■ Written task
Omit the pictures and print exactly the lines of the listing below, starting at the first and ending at the line containing "var lowerReset = 18;".

■ Data block
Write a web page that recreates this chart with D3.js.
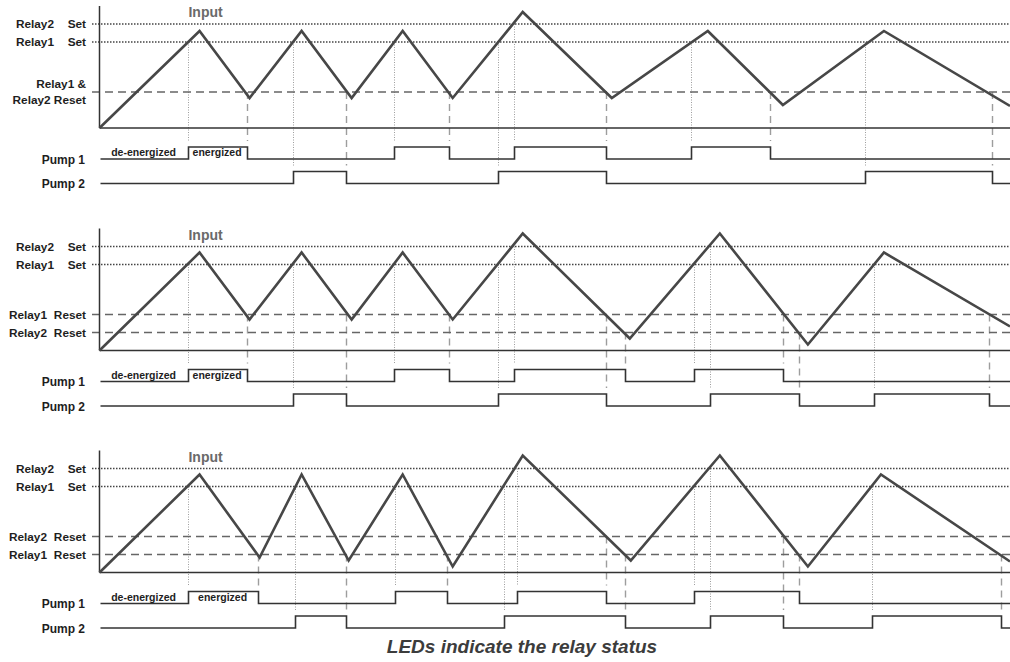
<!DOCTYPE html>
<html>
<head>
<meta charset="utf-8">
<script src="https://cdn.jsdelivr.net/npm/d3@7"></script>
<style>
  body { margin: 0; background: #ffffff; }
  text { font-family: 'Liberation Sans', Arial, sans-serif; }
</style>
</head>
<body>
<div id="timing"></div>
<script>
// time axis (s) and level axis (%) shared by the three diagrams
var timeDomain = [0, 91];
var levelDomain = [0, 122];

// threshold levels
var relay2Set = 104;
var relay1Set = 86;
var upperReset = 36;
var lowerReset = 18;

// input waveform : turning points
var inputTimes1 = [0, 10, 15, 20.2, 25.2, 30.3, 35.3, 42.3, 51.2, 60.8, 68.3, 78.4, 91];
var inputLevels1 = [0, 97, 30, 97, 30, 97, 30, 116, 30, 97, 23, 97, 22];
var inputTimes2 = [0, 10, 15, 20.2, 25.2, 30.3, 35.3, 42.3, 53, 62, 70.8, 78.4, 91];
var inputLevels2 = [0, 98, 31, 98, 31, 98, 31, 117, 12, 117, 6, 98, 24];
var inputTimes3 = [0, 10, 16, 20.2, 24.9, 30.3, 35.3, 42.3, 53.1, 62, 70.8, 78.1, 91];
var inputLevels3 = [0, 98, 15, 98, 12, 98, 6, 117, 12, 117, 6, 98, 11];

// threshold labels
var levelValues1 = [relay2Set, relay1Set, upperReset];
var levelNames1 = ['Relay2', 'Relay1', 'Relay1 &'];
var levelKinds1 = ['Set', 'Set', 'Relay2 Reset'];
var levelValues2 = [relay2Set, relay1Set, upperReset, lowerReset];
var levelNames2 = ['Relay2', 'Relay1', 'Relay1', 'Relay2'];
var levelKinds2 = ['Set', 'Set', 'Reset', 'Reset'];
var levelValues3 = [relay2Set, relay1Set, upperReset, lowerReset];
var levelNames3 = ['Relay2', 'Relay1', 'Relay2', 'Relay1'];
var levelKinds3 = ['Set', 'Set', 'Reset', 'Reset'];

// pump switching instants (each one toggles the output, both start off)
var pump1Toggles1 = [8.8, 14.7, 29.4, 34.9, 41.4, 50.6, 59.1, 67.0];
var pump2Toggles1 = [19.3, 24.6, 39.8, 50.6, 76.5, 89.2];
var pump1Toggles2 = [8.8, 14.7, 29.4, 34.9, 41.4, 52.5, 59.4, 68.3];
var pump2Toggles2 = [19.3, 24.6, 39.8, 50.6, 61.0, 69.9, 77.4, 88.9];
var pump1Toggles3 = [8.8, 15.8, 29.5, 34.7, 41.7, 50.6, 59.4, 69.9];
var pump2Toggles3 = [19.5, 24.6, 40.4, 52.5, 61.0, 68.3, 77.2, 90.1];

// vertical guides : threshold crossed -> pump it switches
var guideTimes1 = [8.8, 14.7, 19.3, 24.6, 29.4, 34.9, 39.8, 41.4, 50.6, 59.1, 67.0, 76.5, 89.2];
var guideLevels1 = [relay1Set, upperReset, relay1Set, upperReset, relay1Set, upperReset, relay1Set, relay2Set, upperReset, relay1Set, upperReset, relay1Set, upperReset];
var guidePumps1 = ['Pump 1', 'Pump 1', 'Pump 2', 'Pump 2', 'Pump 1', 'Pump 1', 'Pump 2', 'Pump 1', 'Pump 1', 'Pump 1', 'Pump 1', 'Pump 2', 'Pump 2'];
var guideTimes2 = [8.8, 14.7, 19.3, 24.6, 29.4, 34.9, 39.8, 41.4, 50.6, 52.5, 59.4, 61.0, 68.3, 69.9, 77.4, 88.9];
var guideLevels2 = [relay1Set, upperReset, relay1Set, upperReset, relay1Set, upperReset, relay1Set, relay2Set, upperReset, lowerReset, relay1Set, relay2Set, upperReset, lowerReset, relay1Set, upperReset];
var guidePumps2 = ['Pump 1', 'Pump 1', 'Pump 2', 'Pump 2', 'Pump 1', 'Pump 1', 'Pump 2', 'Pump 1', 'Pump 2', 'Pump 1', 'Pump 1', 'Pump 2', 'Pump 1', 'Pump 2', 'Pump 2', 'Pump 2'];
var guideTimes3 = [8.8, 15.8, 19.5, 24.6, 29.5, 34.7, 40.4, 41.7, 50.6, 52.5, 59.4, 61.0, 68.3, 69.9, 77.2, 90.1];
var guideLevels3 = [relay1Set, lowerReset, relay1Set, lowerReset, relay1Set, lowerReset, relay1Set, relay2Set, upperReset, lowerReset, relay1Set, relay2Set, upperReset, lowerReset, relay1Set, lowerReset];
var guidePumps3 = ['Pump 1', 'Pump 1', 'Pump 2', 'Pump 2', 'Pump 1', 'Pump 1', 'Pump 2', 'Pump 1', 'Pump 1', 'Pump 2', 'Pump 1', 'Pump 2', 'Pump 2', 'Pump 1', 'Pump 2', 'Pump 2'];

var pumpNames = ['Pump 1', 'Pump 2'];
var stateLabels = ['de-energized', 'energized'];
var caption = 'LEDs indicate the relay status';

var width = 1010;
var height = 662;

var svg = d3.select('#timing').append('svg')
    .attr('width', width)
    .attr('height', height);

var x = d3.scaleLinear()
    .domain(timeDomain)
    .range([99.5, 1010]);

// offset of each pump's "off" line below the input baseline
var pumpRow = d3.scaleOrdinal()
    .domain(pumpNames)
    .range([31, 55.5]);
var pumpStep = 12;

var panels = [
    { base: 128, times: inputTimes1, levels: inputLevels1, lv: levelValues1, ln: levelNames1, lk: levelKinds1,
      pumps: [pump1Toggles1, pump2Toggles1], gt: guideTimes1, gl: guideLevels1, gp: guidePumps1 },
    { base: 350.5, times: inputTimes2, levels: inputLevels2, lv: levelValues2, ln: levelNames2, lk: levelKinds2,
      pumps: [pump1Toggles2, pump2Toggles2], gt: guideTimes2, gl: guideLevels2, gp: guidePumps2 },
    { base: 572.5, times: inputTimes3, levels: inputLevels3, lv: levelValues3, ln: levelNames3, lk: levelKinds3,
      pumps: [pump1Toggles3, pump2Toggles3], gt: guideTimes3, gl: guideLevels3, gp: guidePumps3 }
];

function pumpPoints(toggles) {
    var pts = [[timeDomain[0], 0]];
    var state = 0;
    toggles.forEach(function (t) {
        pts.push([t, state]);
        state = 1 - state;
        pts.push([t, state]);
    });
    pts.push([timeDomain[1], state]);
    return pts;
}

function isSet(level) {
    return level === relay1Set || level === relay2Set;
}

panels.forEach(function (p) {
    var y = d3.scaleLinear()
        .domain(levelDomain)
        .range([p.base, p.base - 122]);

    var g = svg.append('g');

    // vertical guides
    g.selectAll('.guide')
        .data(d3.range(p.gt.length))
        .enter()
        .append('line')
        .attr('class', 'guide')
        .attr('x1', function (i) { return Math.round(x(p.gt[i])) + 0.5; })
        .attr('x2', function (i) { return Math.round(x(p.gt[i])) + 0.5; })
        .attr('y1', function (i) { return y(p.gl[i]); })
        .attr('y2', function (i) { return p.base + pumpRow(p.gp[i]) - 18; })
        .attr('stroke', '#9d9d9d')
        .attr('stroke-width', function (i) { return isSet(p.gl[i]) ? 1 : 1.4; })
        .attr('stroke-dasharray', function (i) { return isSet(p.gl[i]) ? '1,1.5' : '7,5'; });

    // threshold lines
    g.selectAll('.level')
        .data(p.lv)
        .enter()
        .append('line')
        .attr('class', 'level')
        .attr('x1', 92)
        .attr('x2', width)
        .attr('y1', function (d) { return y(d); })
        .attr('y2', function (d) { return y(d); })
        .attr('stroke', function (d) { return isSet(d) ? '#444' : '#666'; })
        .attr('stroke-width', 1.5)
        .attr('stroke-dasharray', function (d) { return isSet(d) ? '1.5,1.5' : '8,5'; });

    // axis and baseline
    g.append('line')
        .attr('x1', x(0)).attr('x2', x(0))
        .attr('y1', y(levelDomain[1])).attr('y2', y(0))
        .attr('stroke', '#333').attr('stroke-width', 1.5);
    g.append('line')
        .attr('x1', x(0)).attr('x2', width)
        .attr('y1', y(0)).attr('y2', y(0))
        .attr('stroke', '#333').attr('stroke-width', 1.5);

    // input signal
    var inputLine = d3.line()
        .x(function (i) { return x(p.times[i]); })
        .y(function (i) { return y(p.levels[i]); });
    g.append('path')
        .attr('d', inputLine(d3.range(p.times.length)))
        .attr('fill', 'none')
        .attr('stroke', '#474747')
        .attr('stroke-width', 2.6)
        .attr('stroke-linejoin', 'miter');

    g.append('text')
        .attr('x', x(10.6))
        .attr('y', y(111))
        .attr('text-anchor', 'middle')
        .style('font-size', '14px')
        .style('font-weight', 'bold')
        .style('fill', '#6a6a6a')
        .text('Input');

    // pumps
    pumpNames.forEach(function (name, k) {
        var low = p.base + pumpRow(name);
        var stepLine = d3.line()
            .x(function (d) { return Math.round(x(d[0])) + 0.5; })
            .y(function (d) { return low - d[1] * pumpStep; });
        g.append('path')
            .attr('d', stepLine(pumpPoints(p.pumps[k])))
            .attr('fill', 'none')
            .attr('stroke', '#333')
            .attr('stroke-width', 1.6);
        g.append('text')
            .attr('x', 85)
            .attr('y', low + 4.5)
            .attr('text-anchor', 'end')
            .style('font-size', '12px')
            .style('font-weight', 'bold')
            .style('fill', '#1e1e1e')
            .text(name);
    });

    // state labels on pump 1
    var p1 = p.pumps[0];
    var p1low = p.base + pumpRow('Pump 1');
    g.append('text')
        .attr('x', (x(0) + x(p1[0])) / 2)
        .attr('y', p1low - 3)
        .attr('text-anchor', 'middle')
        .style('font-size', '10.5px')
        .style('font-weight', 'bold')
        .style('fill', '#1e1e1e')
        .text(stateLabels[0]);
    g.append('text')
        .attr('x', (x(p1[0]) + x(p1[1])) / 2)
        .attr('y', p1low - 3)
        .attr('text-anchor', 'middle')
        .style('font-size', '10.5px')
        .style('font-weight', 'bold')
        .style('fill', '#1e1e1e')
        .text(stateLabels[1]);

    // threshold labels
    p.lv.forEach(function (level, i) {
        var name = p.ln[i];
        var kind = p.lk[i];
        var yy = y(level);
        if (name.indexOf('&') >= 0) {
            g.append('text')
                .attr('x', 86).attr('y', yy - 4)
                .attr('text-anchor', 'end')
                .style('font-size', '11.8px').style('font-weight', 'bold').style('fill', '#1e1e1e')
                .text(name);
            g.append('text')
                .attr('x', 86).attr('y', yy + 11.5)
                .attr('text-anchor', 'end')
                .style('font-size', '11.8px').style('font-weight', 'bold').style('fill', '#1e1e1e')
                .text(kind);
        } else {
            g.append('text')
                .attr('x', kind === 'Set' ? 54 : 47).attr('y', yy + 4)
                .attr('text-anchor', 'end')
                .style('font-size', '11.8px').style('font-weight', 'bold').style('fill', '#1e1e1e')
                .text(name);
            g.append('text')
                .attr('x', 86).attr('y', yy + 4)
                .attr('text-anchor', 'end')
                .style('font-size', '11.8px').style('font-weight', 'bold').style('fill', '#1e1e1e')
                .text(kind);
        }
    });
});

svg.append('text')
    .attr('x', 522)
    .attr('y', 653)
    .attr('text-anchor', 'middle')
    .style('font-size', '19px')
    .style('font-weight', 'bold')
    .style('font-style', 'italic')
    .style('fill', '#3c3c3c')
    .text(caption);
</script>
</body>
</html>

■ Task output
Write a web page that recreates this chart with D3.js.
<!DOCTYPE html>
<html>
<head>
<meta charset="utf-8">
<script src="https://cdn.jsdelivr.net/npm/d3@7"></script>
<style>
  body { margin: 0; background: #ffffff; }
  text { font-family: 'Liberation Sans', Arial, sans-serif; }
</style>
</head>
<body>
<div id="timing"></div>
<script>
// time axis (s) and level axis (%) shared by the three diagrams
var timeDomain = [0, 91];
var levelDomain = [0, 122];

// threshold levels
var relay2Set = 104;
var relay1Set = 86;
var upperReset = 36;
var lowerReset = 18;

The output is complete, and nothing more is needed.